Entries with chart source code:
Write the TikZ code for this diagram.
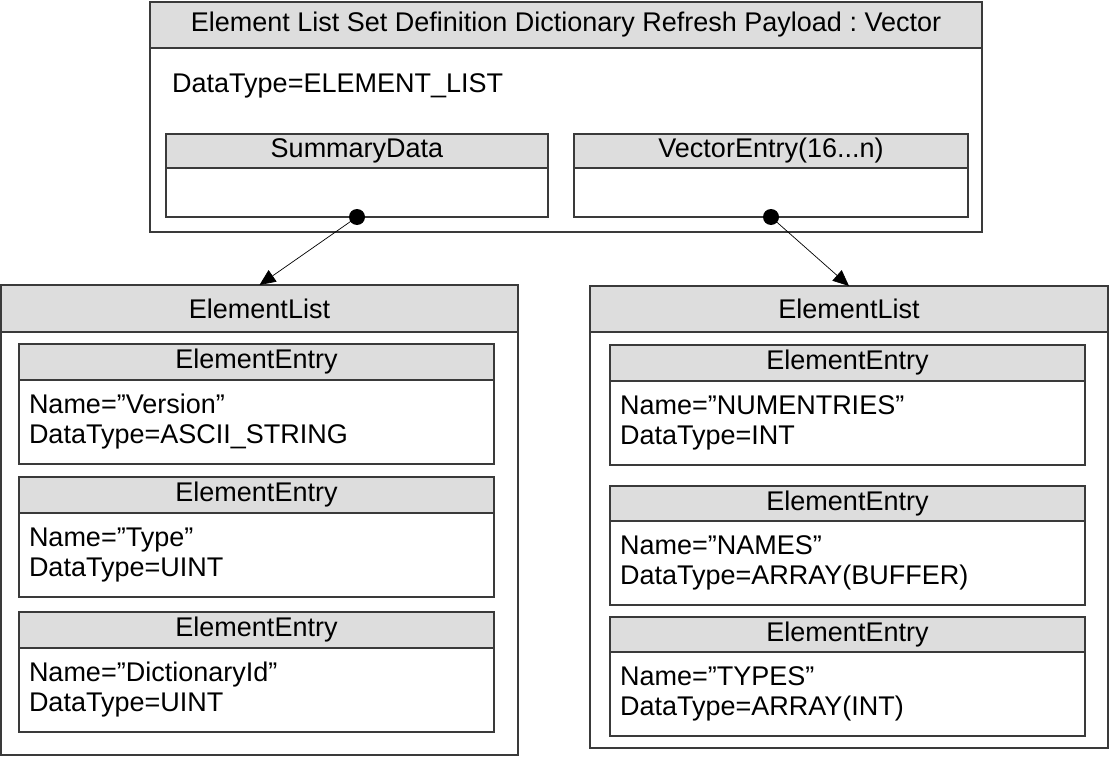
\documentclass[tikz,border=0pt]{standalone}
\usepackage{fontspec}
\setmainfont{Liberation Sans}
\usepackage{tikz}
\usetikzlibrary{arrows.meta,positioning}
\definecolor{hdfill}{HTML}{DDDDDD}
\definecolor{boxline}{HTML}{3A3A3A}
\frenchspacing

\begin{document}
\begin{tikzpicture}[x=1pt,y=-1pt,font=\fontsize{27}{30}\selectfont,
  hd/.style={draw=boxline,fill=hdfill,line width=1.3pt,outer sep=0pt,inner sep=0pt,anchor=north west},
  bd/.style={draw=boxline,fill=white,line width=1.3pt,outer sep=0pt,inner xsep=10pt,inner ysep=0pt,align=left},
  arr/.style={-{Triangle[length=16pt,width=14pt]},line width=0.7pt},
  dot/.style={circle,fill=black,inner sep=0pt,minimum size=16pt}]
\useasboundingbox (0,0) rectangle (1109,757);
% payload vector
\node[hd,minimum width=832pt,minimum height=46pt] (vh) at (150,2) {Element List Set Definition Dictionary Refresh Payload : Vector};
\node[bd,minimum width=832pt,minimum height=184pt,below=0pt of vh,
  label={[anchor=base west,inner sep=0pt,xshift=22pt,yshift=-45pt]north west:DataType=ELEMENT\_LIST}] (vb) {};
\node[hd,minimum width=382pt,minimum height=34pt] (sh) at (166,134) {SummaryData};
\node[bd,minimum width=382pt,minimum height=49pt,below=0pt of sh] (sb) {};
\node[hd,minimum width=394pt,minimum height=34pt] (ch) at (574,134) {VectorEntry(16...n)};
\node[bd,minimum width=394pt,minimum height=49pt,below=0pt of ch] (cb) {};
% left element list
\node[hd,minimum width=517pt,minimum height=47pt] (l1h) at (1,285) {ElementList};
\node[bd,minimum width=517pt,minimum height=423pt,below=0pt of l1h] (l1b) {};
\node[hd,minimum width=475pt,minimum height=36pt] (a1h) at (19,344) {ElementEntry};
\node[bd,text width=455pt,minimum height=84pt,below=0pt of a1h] (a1b) {Name=”Version”\\DataType=ASCII\_STRING};
\node[hd,minimum width=475pt,minimum height=36pt] (a2h) at (19,477) {ElementEntry};
\node[bd,text width=455pt,minimum height=84pt,below=0pt of a2h] (a2b) {Name=”Type”\\DataType=UINT};
\node[hd,minimum width=475pt,minimum height=36pt] (a3h) at (19,612) {ElementEntry};
\node[bd,text width=455pt,minimum height=84pt,below=0pt of a3h] (a3b) {Name=”DictionaryId”\\DataType=UINT};
% right element list
\node[hd,minimum width=518pt,minimum height=46pt] (l2h) at (590,286) {ElementList};
\node[bd,minimum width=518pt,minimum height=416pt,below=0pt of l2h] (l2b) {};
\node[hd,minimum width=475pt,minimum height=36pt] (b1h) at (610,345) {ElementEntry};
\node[bd,text width=455pt,minimum height=84pt,below=0pt of b1h] (b1b) {Name=”NUMENTRIES”\\DataType=INT};
\node[hd,minimum width=475pt,minimum height=35pt] (b2h) at (610,486) {ElementEntry};
\node[bd,text width=455pt,minimum height=84pt,below=0pt of b2h] (b2b) {Name=”NAMES”\\DataType=ARRAY(BUFFER)};
\node[hd,minimum width=475pt,minimum height=35pt] (b3h) at (610,617) {ElementEntry};
\node[bd,text width=455pt,minimum height=84pt,below=0pt of b3h] (b3b) {Name=”TYPES”\\DataType=ARRAY(INT)};
% links
\node[dot] (sd) at (sb.south) {};
\node[dot] (cd) at (cb.south) {};
\draw[arr] (sd.center) -- (l1h.north);
\draw[arr] (cd.center) -- (l2h.north);
\end{tikzpicture}
\end{document}
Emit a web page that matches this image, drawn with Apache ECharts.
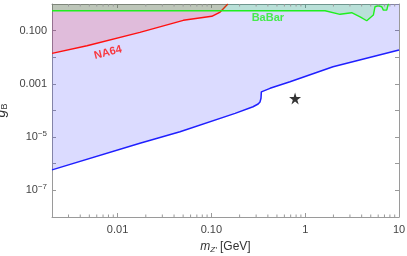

Task goal: Omit the pictures and reproduce the listing exactly.

Written solution:
Write the TikZ code for this diagram.
\documentclass[tikz,border=0pt]{standalone}
\usepackage{fontspec}
\setmainfont{Liberation Sans}
\usepackage{tikz}
\usetikzlibrary{arrows.meta,positioning}
\definecolor{hdfill}{HTML}{DDDDDD}
\definecolor{boxline}{HTML}{3A3A3A}
\frenchspacing

\begin{document}
\begin{tikzpicture}[x=1pt,y=-1pt,font=\fontsize{27}{30}\selectfont,
  hd/.style={draw=boxline,fill=hdfill,line width=1.3pt,outer sep=0pt,inner sep=0pt,anchor=north west},
  bd/.style={draw=boxline,fill=white,line width=1.3pt,outer sep=0pt,inner xsep=10pt,inner ysep=0pt,align=left},
  arr/.style={-{Triangle[length=16pt,width=14pt]},line width=0.7pt},
  dot/.style={circle,fill=black,inner sep=0pt,minimum size=16pt}]
\useasboundingbox (0,0) rectangle (1109,757);
% payload vector
\node[hd,minimum width=832pt,minimum height=46pt] (vh) at (150,2) {Element List Set Definition Dictionary Refresh Payload : Vector};
\node[bd,minimum width=832pt,minimum height=184pt,below=0pt of vh,
  label={[anchor=base west,inner sep=0pt,xshift=22pt,yshift=-45pt]north west:DataType=ELEMENT\_LIST}] (vb) {};
\node[hd,minimum width=382pt,minimum height=34pt] (sh) at (166,134) {SummaryData};
\node[bd,minimum width=382pt,minimum height=49pt,below=0pt of sh] (sb) {};
\node[hd,minimum width=394pt,minimum height=34pt] (ch) at (574,134) {VectorEntry(16...n)};
\node[bd,minimum width=394pt,minimum height=49pt,below=0pt of ch] (cb) {};
% left element list
\node[hd,minimum width=517pt,minimum height=47pt] (l1h) at (1,285) {ElementList};
\node[bd,minimum width=517pt,minimum height=423pt,below=0pt of l1h] (l1b) {};
\node[hd,minimum width=475pt,minimum height=36pt] (a1h) at (19,344) {ElementEntry};
\node[bd,text width=455pt,minimum height=84pt,below=0pt of a1h] (a1b) {Name=”Version”\\DataType=ASCII\_STRING};
\node[hd,minimum width=475pt,minimum height=36pt] (a2h) at (19,477) {ElementEntry};
\node[bd,text width=455pt,minimum height=84pt,below=0pt of a2h] (a2b) {Name=”Type”\\DataType=UINT};
\node[hd,minimum width=475pt,minimum height=36pt] (a3h) at (19,612) {ElementEntry};
\node[bd,text width=455pt,minimum height=84pt,below=0pt of a3h] (a3b) {Name=”DictionaryId”\\DataType=UINT};
% right element list
\node[hd,minimum width=518pt,minimum height=46pt] (l2h) at (590,286) {ElementList};
\node[bd,minimum width=518pt,minimum height=416pt,below=0pt of l2h] (l2b) {};
\node[hd,minimum width=475pt,minimum height=36pt] (b1h) at (610,345) {ElementEntry};
\node[bd,text width=455pt,minimum height=84pt,below=0pt of b1h] (b1b) {Name=”NUMENTRIES”\\DataType=INT};
\node[hd,minimum width=475pt,minimum height=35pt] (b2h) at (610,486) {ElementEntry};
\node[bd,text width=455pt,minimum height=84pt,below=0pt of b2h] (b2b) {Name=”NAMES”\\DataType=ARRAY(BUFFER)};
\node[hd,minimum width=475pt,minimum height=35pt] (b3h) at (610,617) {ElementEntry};
\node[bd,text width=455pt,minimum height=84pt,below=0pt of b3h] (b3b) {Name=”TYPES”\\DataType=ARRAY(INT)};
% links
\node[dot] (sd) at (sb.south) {};
\node[dot] (cd) at (cb.south) {};
\draw[arr] (sd.center) -- (l1h.north);
\draw[arr] (cd.center) -- (l2h.north);
\end{tikzpicture}
\end{document}
Emit a web page that matches this image, drawn with Apache ECharts.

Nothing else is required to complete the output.